-- Exercise directions --
Leave the pictures out and retype the lines from the beginning through the line with "57.58], [8.02, 55.78]];", both ends included.

╭─ Data lines

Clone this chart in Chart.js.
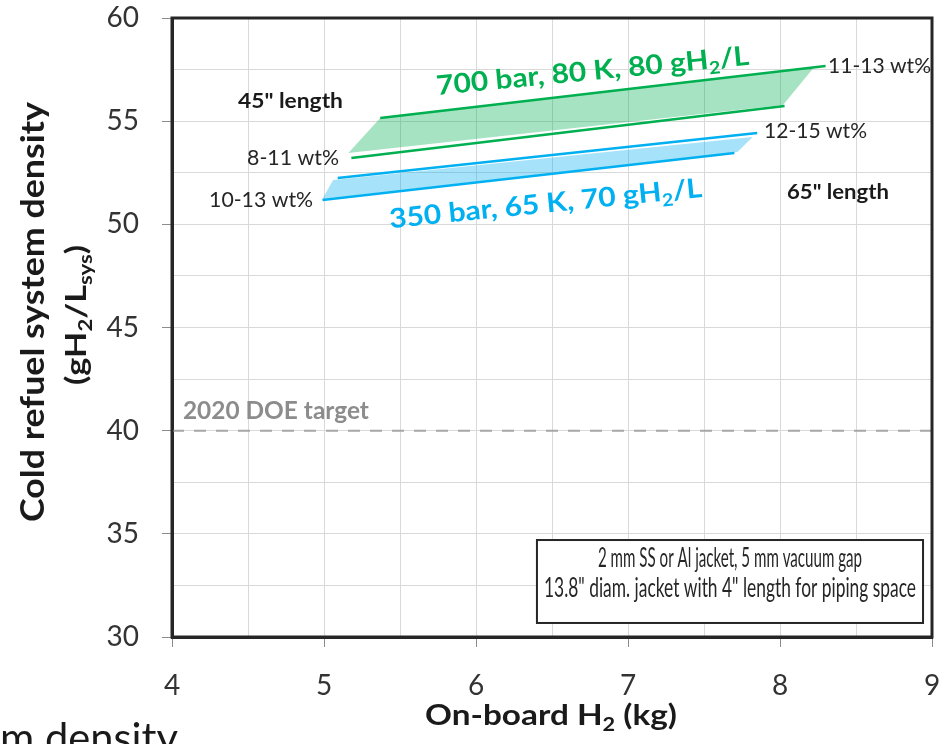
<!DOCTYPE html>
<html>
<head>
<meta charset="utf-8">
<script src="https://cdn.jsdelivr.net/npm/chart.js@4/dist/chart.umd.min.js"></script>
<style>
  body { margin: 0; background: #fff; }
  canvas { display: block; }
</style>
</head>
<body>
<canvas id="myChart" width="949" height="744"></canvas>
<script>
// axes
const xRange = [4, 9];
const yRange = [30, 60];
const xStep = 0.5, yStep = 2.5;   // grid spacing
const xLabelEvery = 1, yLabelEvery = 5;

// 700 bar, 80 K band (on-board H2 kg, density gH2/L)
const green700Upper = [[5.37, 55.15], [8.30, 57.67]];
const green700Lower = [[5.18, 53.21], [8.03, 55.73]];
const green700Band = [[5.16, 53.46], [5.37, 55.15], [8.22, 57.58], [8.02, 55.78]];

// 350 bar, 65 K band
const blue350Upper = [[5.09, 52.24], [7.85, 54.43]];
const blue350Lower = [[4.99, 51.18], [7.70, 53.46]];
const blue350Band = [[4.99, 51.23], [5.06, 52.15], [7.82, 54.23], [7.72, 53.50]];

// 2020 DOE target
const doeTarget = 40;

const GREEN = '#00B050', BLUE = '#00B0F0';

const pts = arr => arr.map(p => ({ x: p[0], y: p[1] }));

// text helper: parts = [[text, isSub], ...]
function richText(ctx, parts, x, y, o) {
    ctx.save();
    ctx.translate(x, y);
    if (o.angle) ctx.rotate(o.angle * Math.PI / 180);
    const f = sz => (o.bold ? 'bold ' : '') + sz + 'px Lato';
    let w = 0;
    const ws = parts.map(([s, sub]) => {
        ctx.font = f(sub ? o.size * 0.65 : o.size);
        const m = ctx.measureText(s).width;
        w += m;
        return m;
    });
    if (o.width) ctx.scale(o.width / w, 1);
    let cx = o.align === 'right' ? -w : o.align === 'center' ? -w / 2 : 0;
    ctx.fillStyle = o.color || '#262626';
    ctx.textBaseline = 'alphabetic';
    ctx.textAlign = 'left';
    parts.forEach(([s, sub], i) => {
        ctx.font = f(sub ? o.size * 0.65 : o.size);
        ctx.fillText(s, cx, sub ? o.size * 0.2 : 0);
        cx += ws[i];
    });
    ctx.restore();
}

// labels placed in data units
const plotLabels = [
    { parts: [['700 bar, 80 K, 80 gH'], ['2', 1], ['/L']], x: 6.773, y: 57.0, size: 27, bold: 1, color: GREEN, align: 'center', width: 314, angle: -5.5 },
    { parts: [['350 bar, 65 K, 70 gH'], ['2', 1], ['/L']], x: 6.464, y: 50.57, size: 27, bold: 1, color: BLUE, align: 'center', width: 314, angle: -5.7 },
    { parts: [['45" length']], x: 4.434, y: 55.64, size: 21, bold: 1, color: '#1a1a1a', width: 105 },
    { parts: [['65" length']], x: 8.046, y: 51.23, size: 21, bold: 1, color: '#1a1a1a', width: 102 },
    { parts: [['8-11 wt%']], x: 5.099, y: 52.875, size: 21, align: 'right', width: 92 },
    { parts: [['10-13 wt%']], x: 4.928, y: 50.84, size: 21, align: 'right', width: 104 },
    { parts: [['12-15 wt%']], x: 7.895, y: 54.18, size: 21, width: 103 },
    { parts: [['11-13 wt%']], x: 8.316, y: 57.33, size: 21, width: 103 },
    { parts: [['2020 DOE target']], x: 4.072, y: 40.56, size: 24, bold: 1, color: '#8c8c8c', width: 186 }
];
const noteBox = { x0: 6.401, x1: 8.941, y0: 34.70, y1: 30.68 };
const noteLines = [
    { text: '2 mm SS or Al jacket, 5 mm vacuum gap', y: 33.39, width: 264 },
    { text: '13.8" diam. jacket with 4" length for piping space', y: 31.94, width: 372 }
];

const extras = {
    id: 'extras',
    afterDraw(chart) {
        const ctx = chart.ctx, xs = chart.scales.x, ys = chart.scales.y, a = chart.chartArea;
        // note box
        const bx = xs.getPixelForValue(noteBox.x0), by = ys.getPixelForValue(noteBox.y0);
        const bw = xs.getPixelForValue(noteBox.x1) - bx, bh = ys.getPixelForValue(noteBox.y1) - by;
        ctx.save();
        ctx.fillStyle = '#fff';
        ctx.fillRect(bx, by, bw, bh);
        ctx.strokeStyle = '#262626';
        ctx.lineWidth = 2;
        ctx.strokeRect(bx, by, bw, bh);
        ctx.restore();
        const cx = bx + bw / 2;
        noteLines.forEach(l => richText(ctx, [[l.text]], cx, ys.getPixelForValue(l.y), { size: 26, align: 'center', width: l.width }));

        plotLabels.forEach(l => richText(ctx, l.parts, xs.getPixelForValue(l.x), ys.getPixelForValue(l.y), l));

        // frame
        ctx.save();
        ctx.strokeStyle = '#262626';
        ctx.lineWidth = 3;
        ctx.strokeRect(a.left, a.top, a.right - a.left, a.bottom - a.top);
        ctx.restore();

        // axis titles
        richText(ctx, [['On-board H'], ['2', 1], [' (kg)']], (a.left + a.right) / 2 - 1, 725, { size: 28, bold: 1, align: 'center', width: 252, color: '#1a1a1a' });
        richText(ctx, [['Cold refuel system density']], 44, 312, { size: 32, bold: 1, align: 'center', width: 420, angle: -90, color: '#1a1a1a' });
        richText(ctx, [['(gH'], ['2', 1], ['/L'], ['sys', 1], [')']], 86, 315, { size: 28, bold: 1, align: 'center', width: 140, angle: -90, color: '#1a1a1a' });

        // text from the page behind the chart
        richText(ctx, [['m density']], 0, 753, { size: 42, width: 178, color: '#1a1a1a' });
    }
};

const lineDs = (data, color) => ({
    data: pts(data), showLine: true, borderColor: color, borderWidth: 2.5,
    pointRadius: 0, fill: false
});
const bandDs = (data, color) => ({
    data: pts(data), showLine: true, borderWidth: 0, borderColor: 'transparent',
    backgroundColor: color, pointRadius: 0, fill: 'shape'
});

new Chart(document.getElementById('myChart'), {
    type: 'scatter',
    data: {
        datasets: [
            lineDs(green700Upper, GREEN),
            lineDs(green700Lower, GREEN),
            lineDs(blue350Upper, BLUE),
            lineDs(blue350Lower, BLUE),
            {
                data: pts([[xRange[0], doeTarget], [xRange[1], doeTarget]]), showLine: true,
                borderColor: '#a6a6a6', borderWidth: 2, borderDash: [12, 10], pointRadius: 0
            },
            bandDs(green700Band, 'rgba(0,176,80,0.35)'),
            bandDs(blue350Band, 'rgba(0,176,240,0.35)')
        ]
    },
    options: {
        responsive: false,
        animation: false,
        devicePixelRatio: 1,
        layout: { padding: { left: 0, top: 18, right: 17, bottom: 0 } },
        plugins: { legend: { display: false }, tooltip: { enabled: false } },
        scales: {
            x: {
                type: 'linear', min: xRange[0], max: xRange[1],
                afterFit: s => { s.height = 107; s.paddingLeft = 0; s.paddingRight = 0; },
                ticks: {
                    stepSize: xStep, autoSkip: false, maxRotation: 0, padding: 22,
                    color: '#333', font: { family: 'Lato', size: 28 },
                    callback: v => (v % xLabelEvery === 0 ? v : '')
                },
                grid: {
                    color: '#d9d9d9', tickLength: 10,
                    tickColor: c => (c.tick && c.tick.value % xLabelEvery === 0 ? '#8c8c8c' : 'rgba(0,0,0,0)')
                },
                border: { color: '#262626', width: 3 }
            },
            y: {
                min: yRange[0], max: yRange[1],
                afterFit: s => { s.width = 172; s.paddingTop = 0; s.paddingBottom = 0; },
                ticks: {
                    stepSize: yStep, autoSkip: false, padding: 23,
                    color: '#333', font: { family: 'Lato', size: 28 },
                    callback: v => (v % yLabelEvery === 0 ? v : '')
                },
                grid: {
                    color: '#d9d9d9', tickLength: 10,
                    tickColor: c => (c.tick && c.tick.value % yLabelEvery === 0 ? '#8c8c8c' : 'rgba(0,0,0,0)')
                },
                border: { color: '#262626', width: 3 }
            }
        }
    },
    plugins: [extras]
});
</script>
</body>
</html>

╰─

-- Solved exercise --
Clone this chart in Chart.js.
<!DOCTYPE html>
<html>
<head>
<meta charset="utf-8">
<script src="https://cdn.jsdelivr.net/npm/chart.js@4/dist/chart.umd.min.js"></script>
<style>
  body { margin: 0; background: #fff; }
  canvas { display: block; }
</style>
</head>
<body>
<canvas id="myChart" width="949" height="744"></canvas>
<script>
// axes
const xRange = [4, 9];
const yRange = [30, 60];
const xStep = 0.5, yStep = 2.5;   // grid spacing
const xLabelEvery = 1, yLabelEvery = 5;

// 700 bar, 80 K band (on-board H2 kg, density gH2/L)
const green700Upper = [[5.37, 55.15], [8.30, 57.67]];
const green700Lower = [[5.18, 53.21], [8.03, 55.73]];
const green700Band = [[5.16, 53.46], [5.37, 55.15], [8.22, 57.58], [8.02, 55.78]];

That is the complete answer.